First, I think libraries are right to raise the issue. We have always had a role in helping students and even faculty evaluate the quality of various publications, and doing so is an obligation when we are making purchase or other funding decisions, since we are obligated to spend carefully the funds our institutions entrust to us. I really like the warning, couched in a modest and restrained tone, found in this blog post the University of Buffalo Libraries. We should not be condemning all open access publishing, or otherwise shouting about the predators all around us, but we do need to answer inquiries honestly and spend our monies wisely.
Which brings me to a second reflection. “Predatory” publishing is not exclusively an open access problem, and the problems included in that over-used phrase actually run the gamut from genuine attempts to defraud people to simple mismanagement. Before there were OA journals there were journals published in traditional fashion that were merely shills for certain industries or which otherwise had unacknowledged selection criteria that conflicted with scholarly quality. The victims of these types of journals were unwary libraries, who purchased subscriptions that ultimately ill-served their patrons and wasted scarce resources.
In an online age, criteria that are well-established in libraries for avoiding these predatory toll-access journals now must be shared more widely because researchers may unwittingly spend research funds on equally low-quality OA journals. But to call this an open access problem is to blind ourselves to its full scope and is, I fear, often motivated more by the desire to bring OA itself into disrepute, to “scare the children,” as I like to call it, than it is by a desire to protect the entire system of scholarly communications. We should not allow FUD (fear, uncertainty & doubt), which is often spread by institutions that are trying to preserve the problem to which they see themselves as the solution (to paraphrase Clay Shirky), to narrow our vision of a sustainable system of scholarly publishing. The problem we should be addressing is predatory publications, OA and subscription-based, and publishing ethics across the board.

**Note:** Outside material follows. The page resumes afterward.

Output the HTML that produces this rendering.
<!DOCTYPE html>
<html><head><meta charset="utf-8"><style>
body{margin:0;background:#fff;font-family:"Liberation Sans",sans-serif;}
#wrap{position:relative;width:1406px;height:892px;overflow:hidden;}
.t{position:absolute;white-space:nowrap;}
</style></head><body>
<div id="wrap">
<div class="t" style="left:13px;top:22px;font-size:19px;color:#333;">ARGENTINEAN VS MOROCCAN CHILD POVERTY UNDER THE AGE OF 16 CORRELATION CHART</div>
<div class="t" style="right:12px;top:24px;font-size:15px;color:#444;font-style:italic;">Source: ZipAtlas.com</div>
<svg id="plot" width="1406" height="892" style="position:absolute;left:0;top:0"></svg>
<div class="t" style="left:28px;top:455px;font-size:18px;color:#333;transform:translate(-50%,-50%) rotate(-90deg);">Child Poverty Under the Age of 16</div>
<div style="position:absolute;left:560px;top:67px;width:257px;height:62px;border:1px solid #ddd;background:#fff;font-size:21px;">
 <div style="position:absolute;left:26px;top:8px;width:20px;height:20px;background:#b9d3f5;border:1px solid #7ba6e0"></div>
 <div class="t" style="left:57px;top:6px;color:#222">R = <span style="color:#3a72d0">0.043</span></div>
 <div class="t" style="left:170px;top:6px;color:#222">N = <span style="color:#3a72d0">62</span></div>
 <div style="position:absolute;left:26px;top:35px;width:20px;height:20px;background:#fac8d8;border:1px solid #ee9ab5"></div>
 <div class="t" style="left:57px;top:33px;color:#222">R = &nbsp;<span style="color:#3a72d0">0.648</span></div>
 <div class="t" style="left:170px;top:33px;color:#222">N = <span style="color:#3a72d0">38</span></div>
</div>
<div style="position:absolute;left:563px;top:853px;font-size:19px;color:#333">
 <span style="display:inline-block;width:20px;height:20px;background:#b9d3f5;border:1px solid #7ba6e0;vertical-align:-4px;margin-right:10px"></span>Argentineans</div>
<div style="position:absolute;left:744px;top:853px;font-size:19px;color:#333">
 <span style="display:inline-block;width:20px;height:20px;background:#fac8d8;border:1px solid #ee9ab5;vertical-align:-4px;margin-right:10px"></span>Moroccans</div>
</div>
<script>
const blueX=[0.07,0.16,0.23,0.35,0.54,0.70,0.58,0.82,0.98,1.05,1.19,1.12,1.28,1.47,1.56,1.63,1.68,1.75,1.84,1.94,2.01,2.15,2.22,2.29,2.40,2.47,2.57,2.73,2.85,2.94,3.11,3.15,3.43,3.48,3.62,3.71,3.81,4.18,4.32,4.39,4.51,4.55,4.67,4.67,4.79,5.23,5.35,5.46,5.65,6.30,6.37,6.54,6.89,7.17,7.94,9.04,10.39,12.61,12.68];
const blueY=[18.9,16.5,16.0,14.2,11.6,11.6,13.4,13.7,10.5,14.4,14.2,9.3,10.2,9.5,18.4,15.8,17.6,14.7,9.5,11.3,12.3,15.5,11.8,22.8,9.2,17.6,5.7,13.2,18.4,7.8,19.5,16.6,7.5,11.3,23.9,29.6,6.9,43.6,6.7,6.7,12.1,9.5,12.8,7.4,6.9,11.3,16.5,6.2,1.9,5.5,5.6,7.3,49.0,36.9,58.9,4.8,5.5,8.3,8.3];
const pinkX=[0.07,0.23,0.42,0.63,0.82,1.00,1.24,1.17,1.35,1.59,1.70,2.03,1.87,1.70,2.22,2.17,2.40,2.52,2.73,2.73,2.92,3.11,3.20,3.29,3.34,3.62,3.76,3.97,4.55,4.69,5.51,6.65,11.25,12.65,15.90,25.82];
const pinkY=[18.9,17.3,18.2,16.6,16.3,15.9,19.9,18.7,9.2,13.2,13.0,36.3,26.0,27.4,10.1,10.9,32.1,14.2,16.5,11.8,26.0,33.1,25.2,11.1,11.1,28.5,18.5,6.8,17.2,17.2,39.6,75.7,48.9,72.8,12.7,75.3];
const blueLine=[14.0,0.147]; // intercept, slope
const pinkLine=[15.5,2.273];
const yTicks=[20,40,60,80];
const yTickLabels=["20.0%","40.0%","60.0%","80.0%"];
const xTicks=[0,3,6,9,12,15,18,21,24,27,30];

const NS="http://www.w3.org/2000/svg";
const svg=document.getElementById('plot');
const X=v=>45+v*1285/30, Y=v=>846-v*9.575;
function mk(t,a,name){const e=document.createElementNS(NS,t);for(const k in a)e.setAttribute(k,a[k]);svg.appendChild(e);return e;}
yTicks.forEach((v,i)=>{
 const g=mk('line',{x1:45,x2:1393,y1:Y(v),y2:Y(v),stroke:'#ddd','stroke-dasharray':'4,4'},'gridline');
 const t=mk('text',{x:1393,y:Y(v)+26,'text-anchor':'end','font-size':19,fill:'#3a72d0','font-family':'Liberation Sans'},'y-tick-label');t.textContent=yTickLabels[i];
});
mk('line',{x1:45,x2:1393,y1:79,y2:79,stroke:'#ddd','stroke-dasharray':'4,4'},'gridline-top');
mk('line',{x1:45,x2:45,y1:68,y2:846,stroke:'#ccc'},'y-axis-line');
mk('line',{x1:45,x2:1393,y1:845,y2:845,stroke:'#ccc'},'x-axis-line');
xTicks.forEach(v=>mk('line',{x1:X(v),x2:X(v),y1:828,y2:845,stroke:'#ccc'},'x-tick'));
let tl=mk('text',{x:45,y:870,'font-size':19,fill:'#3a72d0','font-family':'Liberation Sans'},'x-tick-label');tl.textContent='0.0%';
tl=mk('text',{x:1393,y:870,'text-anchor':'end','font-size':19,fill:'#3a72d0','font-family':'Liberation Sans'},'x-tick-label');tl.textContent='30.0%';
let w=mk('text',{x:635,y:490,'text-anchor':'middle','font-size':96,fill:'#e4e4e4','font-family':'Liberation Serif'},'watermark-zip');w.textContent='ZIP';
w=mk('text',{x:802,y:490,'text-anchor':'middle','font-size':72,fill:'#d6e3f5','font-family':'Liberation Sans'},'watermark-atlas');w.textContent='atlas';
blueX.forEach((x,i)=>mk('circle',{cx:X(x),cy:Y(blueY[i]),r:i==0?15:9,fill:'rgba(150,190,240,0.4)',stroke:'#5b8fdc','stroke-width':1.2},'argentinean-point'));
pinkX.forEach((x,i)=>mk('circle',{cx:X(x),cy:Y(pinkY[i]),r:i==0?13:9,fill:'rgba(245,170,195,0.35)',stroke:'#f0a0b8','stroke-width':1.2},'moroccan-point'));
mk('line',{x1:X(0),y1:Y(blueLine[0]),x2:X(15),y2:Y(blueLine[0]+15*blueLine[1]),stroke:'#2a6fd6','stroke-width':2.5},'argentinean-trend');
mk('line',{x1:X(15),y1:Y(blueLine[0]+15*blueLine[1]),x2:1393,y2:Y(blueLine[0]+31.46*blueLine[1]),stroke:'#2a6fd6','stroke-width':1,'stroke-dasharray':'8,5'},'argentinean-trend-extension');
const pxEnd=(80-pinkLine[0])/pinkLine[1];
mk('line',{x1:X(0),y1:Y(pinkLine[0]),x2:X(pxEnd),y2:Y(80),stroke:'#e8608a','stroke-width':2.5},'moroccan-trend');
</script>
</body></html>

One reason I think this point is so important is because of the danger inherent in a wide-spread panic over predatory OA journals. The first source that alerted me to the potential problems with the publisher I was investigating earlier this week was a version of Jeffrey Beall’s list of predatory Open Access publishers. In the particular case the concerns expressed there were, I think, fully justified. But the version of the list I stumbled across (and which I cannot now locate) was, in my opinion, over-inclusive. It included, for example, the publisher Hindawi. I note that none of the versions I can find this morning do include that publisher; I hope they have been removed from all such lists. My own opinion is that Hindawi is a perfectly legitimate publishing operation and it is one with which our researchers publish often and sometimes repeatedly.
As long as Hindawi meets our criteria for COPE funding, and it currently does, I will defer to the judgment of our authors when they choose to publish in those journals. And I will continued to be afraid that the hue and cry over predatory OA publishing will tar perfectly legitimate operations. The reason given for concern over Hindawi on the list I saw was that they publish “too many” journals. This is a highly subjective criteria, and it is really a legacy from older, print-based publishing. So I repeat, we should make our decisions about quality on the basis of neutral criteria that can be applied to any business model and not allow the legitimate concern over predatory practices to become a weapon used against only a single publishing option.
Finally, I think that there is a role here for deference to researchers, who are likely to know best what form of publishing suits their needs. It is perfectly possible that the advantages of open access publishing or any other particular publishing venue will, in the minds of individual researchers, simply outweigh some of the concerns we might express about a publisher, especially when those concerns are subjective or in dispute. The speed of research dissemination and the impact advantage that authors get from open access may make it a lot easier to overlook purely administrative problems, which probably plague any publishing enterprise in its first few years. The authors themselves, who know their disciplines best, of course, and also have the responsibility to manage their own careers, should ultimately decide where they want to publish, as the researcher I conversed with this week did. We need objective criteria and frank communication about real problems and concerns when we are expending the limit funds of our institutions. But that is very different from telling researchers that the cannot publish somewhere, which we should never do, in my opinion. It is also quite different from a panic or a witch-hunt or a FUD-fest, which will not serve anyone well.
Thanks for sharing your criteria. And Hindawi is on Beall’s “watchlist” (“We do not consider the following publishers to be predatory, open-access publishers, but they may show some characteristics of them, and we are closely monitoring them”) at http://metadata.posterous.com/83235355.
Hindawi do “spam” a lot. I have been a recipient of their spams myself. But those who want to take the time to look at their products will find that the quality of their PDFs and XML is as good if not better than the majority of other OA or subscription publishers.